Restate all the material verbatim, except for the pictures.
** START Provided data **
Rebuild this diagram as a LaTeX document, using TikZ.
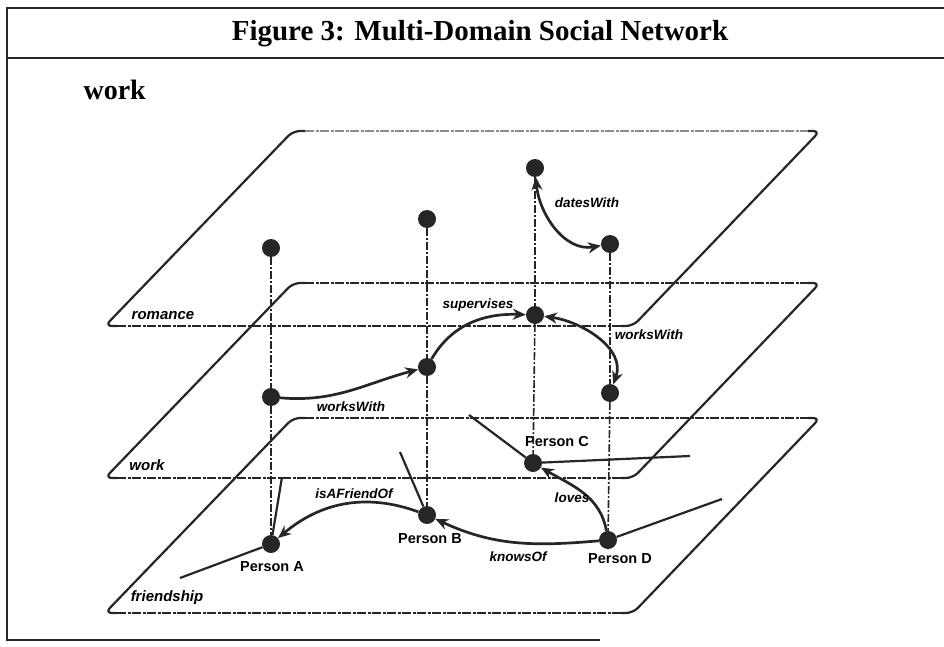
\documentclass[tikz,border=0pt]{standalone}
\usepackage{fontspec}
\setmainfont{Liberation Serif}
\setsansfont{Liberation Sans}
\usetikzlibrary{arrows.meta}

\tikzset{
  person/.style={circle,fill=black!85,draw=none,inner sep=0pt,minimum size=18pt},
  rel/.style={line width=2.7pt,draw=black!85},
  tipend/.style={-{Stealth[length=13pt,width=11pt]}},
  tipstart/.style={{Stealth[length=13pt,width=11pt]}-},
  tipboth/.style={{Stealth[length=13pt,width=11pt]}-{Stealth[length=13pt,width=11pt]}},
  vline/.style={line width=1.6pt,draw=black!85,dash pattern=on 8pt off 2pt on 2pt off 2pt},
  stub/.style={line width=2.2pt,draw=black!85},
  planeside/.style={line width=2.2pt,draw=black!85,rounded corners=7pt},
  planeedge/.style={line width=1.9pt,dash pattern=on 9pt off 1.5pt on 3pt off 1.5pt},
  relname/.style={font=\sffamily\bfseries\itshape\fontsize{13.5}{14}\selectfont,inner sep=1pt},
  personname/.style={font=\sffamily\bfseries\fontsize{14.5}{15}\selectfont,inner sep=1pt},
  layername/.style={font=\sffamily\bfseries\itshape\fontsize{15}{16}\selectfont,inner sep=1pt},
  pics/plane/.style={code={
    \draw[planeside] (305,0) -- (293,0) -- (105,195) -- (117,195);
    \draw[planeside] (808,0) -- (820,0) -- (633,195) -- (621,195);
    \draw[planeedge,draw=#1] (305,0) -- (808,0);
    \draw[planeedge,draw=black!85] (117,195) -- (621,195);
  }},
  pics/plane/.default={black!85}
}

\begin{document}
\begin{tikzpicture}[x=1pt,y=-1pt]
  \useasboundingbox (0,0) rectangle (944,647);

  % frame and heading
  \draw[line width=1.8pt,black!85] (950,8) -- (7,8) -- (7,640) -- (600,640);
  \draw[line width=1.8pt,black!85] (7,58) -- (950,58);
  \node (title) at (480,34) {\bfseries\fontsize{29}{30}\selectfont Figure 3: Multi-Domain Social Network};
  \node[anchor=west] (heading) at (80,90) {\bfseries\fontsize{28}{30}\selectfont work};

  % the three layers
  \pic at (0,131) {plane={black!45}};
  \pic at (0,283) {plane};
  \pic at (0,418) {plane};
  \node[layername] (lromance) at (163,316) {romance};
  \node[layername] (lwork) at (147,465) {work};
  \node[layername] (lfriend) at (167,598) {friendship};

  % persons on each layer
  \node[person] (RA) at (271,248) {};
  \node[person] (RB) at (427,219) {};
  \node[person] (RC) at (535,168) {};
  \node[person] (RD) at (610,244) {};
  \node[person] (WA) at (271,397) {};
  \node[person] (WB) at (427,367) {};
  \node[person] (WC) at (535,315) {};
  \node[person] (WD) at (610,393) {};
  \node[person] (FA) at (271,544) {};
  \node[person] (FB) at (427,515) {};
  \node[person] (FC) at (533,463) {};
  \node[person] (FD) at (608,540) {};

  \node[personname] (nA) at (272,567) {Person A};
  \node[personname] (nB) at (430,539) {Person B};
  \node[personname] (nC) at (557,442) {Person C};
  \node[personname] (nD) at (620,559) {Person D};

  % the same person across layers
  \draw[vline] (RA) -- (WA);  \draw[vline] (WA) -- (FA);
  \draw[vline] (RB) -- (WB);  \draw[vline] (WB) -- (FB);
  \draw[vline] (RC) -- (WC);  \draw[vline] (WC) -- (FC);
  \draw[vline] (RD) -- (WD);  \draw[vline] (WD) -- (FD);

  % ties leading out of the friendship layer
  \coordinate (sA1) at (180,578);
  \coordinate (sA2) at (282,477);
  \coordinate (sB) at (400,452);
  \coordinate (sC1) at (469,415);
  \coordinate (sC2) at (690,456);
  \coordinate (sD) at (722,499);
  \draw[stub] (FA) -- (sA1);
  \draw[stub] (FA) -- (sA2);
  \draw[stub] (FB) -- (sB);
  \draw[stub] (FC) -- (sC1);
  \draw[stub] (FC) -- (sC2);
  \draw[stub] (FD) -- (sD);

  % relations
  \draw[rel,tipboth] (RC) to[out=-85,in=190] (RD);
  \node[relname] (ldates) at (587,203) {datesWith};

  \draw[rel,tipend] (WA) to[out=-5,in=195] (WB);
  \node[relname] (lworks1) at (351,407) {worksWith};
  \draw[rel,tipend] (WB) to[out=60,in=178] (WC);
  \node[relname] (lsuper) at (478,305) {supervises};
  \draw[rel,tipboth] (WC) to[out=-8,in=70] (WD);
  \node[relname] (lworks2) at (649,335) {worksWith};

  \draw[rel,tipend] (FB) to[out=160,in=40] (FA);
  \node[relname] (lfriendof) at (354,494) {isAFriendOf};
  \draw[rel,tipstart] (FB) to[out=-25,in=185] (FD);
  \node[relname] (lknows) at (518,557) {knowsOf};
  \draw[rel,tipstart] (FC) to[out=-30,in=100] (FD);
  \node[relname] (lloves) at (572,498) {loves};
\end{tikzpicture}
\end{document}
** END Provided data **
● **Solution to this problem**
Rebuild this diagram as a LaTeX document, using TikZ.
\documentclass[tikz,border=0pt]{standalone}
\usepackage{fontspec}
\setmainfont{Liberation Serif}
\setsansfont{Liberation Sans}
\usetikzlibrary{arrows.meta}

\tikzset{
  person/.style={circle,fill=black!85,draw=none,inner sep=0pt,minimum size=18pt},
  rel/.style={line width=2.7pt,draw=black!85},
  tipend/.style={-{Stealth[length=13pt,width=11pt]}},
  tipstart/.style={{Stealth[length=13pt,width=11pt]}-},
  tipboth/.style={{Stealth[length=13pt,width=11pt]}-{Stealth[length=13pt,width=11pt]}},
  vline/.style={line width=1.6pt,draw=black!85,dash pattern=on 8pt off 2pt on 2pt off 2pt},
  stub/.style={line width=2.2pt,draw=black!85},
  planeside/.style={line width=2.2pt,draw=black!85,rounded corners=7pt},
  planeedge/.style={line width=1.9pt,dash pattern=on 9pt off 1.5pt on 3pt off 1.5pt},
  relname/.style={font=\sffamily\bfseries\itshape\fontsize{13.5}{14}\selectfont,inner sep=1pt},
  personname/.style={font=\sffamily\bfseries\fontsize{14.5}{15}\selectfont,inner sep=1pt},
  layername/.style={font=\sffamily\bfseries\itshape\fontsize{15}{16}\selectfont,inner sep=1pt},
  pics/plane/.style={code={
    \draw[planeside] (305,0) -- (293,0) -- (105,195) -- (117,195);
    \draw[planeside] (808,0) -- (820,0) -- (633,195) -- (621,195);
    \draw[planeedge,draw=#1] (305,0) -- (808,0);
    \draw[planeedge,draw=black!85] (117,195) -- (621,195);
  }},
  pics/plane/.default={black!85}
}

\begin{document}
\begin{tikzpicture}[x=1pt,y=-1pt]
  \useasboundingbox (0,0) rectangle (944,647);

  % frame and heading
  \draw[line width=1.8pt,black!85] (950,8) -- (7,8) -- (7,640) -- (600,640);
  \draw[line width=1.8pt,black!85] (7,58) -- (950,58);
  \node (title) at (480,34) {\bfseries\fontsize{29}{30}\selectfont Figure 3: Multi-Domain Social Network};
  \node[anchor=west] (heading) at (80,90) {\bfseries\fontsize{28}{30}\selectfont work};

  % the three layers
  \pic at (0,131) {plane={black!45}};
  \pic at (0,283) {plane};
  \pic at (0,418) {plane};
  \node[layername] (lromance) at (163,316) {romance};
  \node[layername] (lwork) at (147,465) {work};
  \node[layername] (lfriend) at (167,598) {friendship};

  % persons on each layer
  \node[person] (RA) at (271,248) {};
  \node[person] (RB) at (427,219) {};
  \node[person] (RC) at (535,168) {};
  \node[person] (RD) at (610,244) {};
  \node[person] (WA) at (271,397) {};
  \node[person] (WB) at (427,367) {};
  \node[person] (WC) at (535,315) {};
  \node[person] (WD) at (610,393) {};
  \node[person] (FA) at (271,544) {};
  \node[person] (FB) at (427,515) {};
  \node[person] (FC) at (533,463) {};
  \node[person] (FD) at (608,540) {};

  \node[personname] (nA) at (272,567) {Person A};
  \node[personname] (nB) at (430,539) {Person B};
  \node[personname] (nC) at (557,442) {Person C};
  \node[personname] (nD) at (620,559) {Person D};

  % the same person across layers
  \draw[vline] (RA) -- (WA);  \draw[vline] (WA) -- (FA);
  \draw[vline] (RB) -- (WB);  \draw[vline] (WB) -- (FB);
  \draw[vline] (RC) -- (WC);  \draw[vline] (WC) -- (FC);
  \draw[vline] (RD) -- (WD);  \draw[vline] (WD) -- (FD);

  % ties leading out of the friendship layer
  \coordinate (sA1) at (180,578);
  \coordinate (sA2) at (282,477);
  \coordinate (sB) at (400,452);
  \coordinate (sC1) at (469,415);
  \coordinate (sC2) at (690,456);
  \coordinate (sD) at (722,499);
  \draw[stub] (FA) -- (sA1);
  \draw[stub] (FA) -- (sA2);
  \draw[stub] (FB) -- (sB);
  \draw[stub] (FC) -- (sC1);
  \draw[stub] (FC) -- (sC2);
  \draw[stub] (FD) -- (sD);

  % relations
  \draw[rel,tipboth] (RC) to[out=-85,in=190] (RD);
  \node[relname] (ldates) at (587,203) {datesWith};

  \draw[rel,tipend] (WA) to[out=-5,in=195] (WB);
  \node[relname] (lworks1) at (351,407) {worksWith};
  \draw[rel,tipend] (WB) to[out=60,in=178] (WC);
  \node[relname] (lsuper) at (478,305) {supervises};
  \draw[rel,tipboth] (WC) to[out=-8,in=70] (WD);
  \node[relname] (lworks2) at (649,335) {worksWith};

  \draw[rel,tipend] (FB) to[out=160,in=40] (FA);
  \node[relname] (lfriendof) at (354,494) {isAFriendOf};
  \draw[rel,tipstart] (FB) to[out=-25,in=185] (FD);
  \node[relname] (lknows) at (518,557) {knowsOf};
  \draw[rel,tipstart] (FC) to[out=-30,in=100] (FD);
  \node[relname] (lloves) at (572,498) {loves};
\end{tikzpicture}
\end{document}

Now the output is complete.